■ AIM
Set down the data below without change, skipping the pictures it holds.

Begin TASK MATERIAL

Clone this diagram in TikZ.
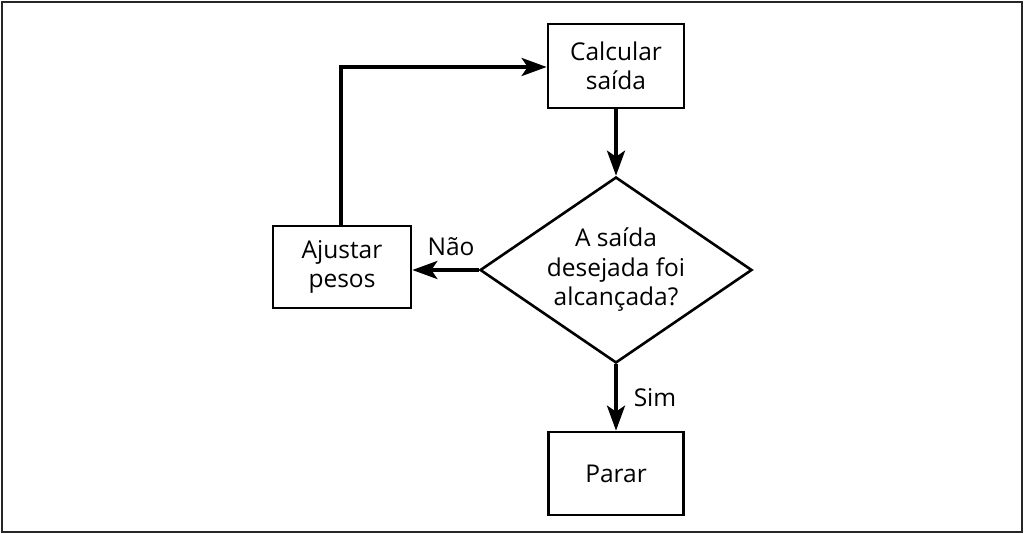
\documentclass[tikz,border=0pt]{standalone}
\usepackage{fontspec}
\setmainfont{Open Sans}
\usetikzlibrary{shapes.geometric,arrows.meta}
\begin{document}
\begin{tikzpicture}[x=1pt,y=-1pt,
  txt/.style={font=\fontsize{24.5}{29.5}\selectfont, align=center},
  box/.style={draw, line width=2.7pt, rectangle, inner sep=0pt, txt},
  conn/.style={line width=3.6pt, -{Stealth[length=25pt,width=18pt,inset=6pt]}},
  lbl/.style={font=\fontsize{24.5}{29}\selectfont, inner sep=0pt}]
\useasboundingbox (0,0) rectangle (1024,534);
\draw[line width=2.6pt, black!85] (2,2) rectangle (1022,532);
\node[box, minimum width=136pt, minimum height=84pt] (calc) at (616,66) {Calcular\\sa\'ida};
\node[draw, line width=2.6pt, diamond, minimum width=272pt, minimum height=186pt, inner sep=0pt] (dec) at (616,270) {};
\node[txt] (dectext) at (dec.center) {A sa\'ida\\desejada foi\\alcan\c{c}ada?};
\node[box, minimum width=138pt, minimum height=82pt] (adj) at (342,267) {Ajustar\\pesos};
\node[box, minimum width=135pt, minimum height=83pt] (stop) at (616,473.5) {Parar};
\draw[conn] (calc.south) -- (dec.north);
\draw[conn] (dec.west) -- (adj.east |- dec.west);
\draw[conn] (dec.south) -- (stop.north);
\draw[conn] (341,0 |- adj.north) -- (341,67) -- (calc.west |- 0,67);
\node[lbl] (nao) at (451,247) {N\~ao};
\node[lbl] (sim) at (655,398) {Sim};
\end{tikzpicture}
\end{document}
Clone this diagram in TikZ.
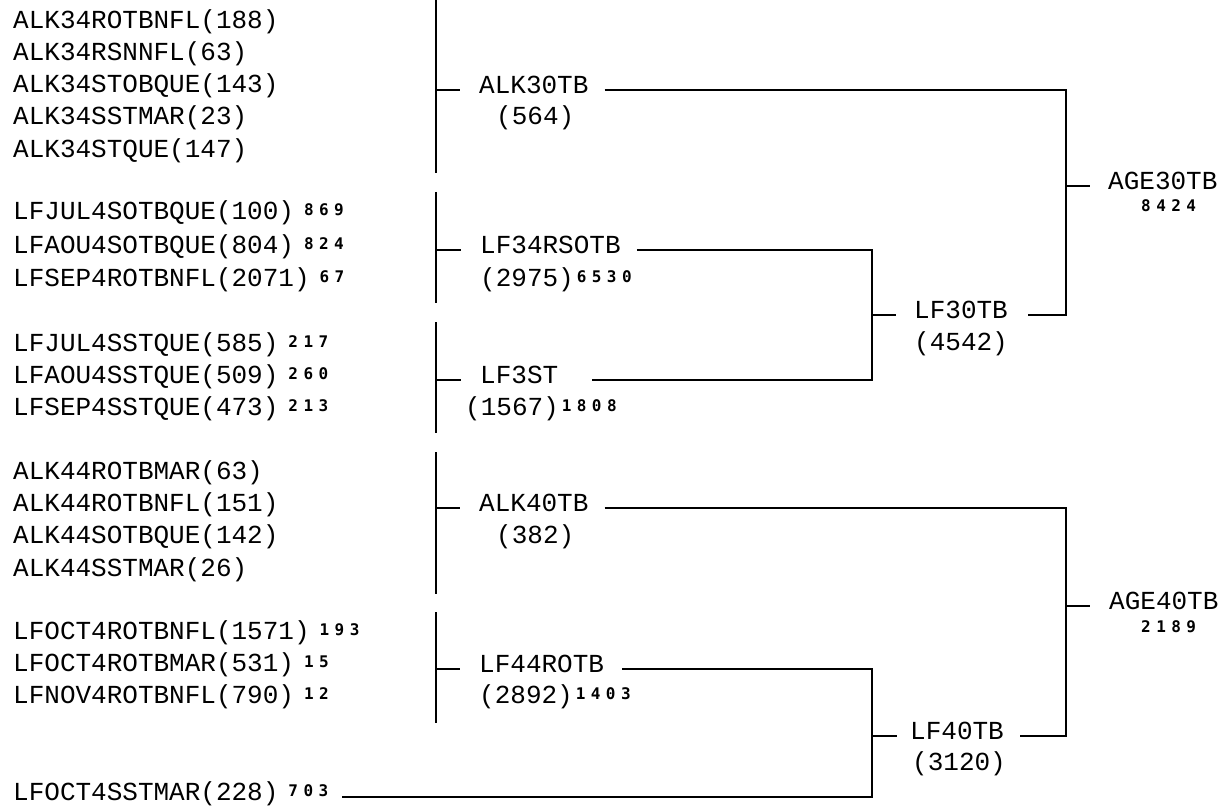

End TASK MATERIAL

■ WORKED SOLUTION
Clone this diagram in TikZ.
\documentclass[tikz,border=0pt]{standalone}
\usepackage{fontspec}
\setmainfont{Open Sans}
\usetikzlibrary{shapes.geometric,arrows.meta}
\begin{document}
\begin{tikzpicture}[x=1pt,y=-1pt,
  txt/.style={font=\fontsize{24.5}{29.5}\selectfont, align=center},
  box/.style={draw, line width=2.7pt, rectangle, inner sep=0pt, txt},
  conn/.style={line width=3.6pt, -{Stealth[length=25pt,width=18pt,inset=6pt]}},
  lbl/.style={font=\fontsize{24.5}{29}\selectfont, inner sep=0pt}]
\useasboundingbox (0,0) rectangle (1024,534);
\draw[line width=2.6pt, black!85] (2,2) rectangle (1022,532);
\node[box, minimum width=136pt, minimum height=84pt] (calc) at (616,66) {Calcular\\sa\'ida};
\node[draw, line width=2.6pt, diamond, minimum width=272pt, minimum height=186pt, inner sep=0pt] (dec) at (616,270) {};
\node[txt] (dectext) at (dec.center) {A sa\'ida\\desejada foi\\alcan\c{c}ada?};
\node[box, minimum width=138pt, minimum height=82pt] (adj) at (342,267) {Ajustar\\pesos};
\node[box, minimum width=135pt, minimum height=83pt] (stop) at (616,473.5) {Parar};
\draw[conn] (calc.south) -- (dec.north);
\draw[conn] (dec.west) -- (adj.east |- dec.west);
\draw[conn] (dec.south) -- (stop.north);
\draw[conn] (341,0 |- adj.north) -- (341,67) -- (calc.west |- 0,67);
\node[lbl] (nao) at (451,247) {N\~ao};
\node[lbl] (sim) at (655,398) {Sim};
\end{tikzpicture}
\end{document}
Clone this diagram in TikZ.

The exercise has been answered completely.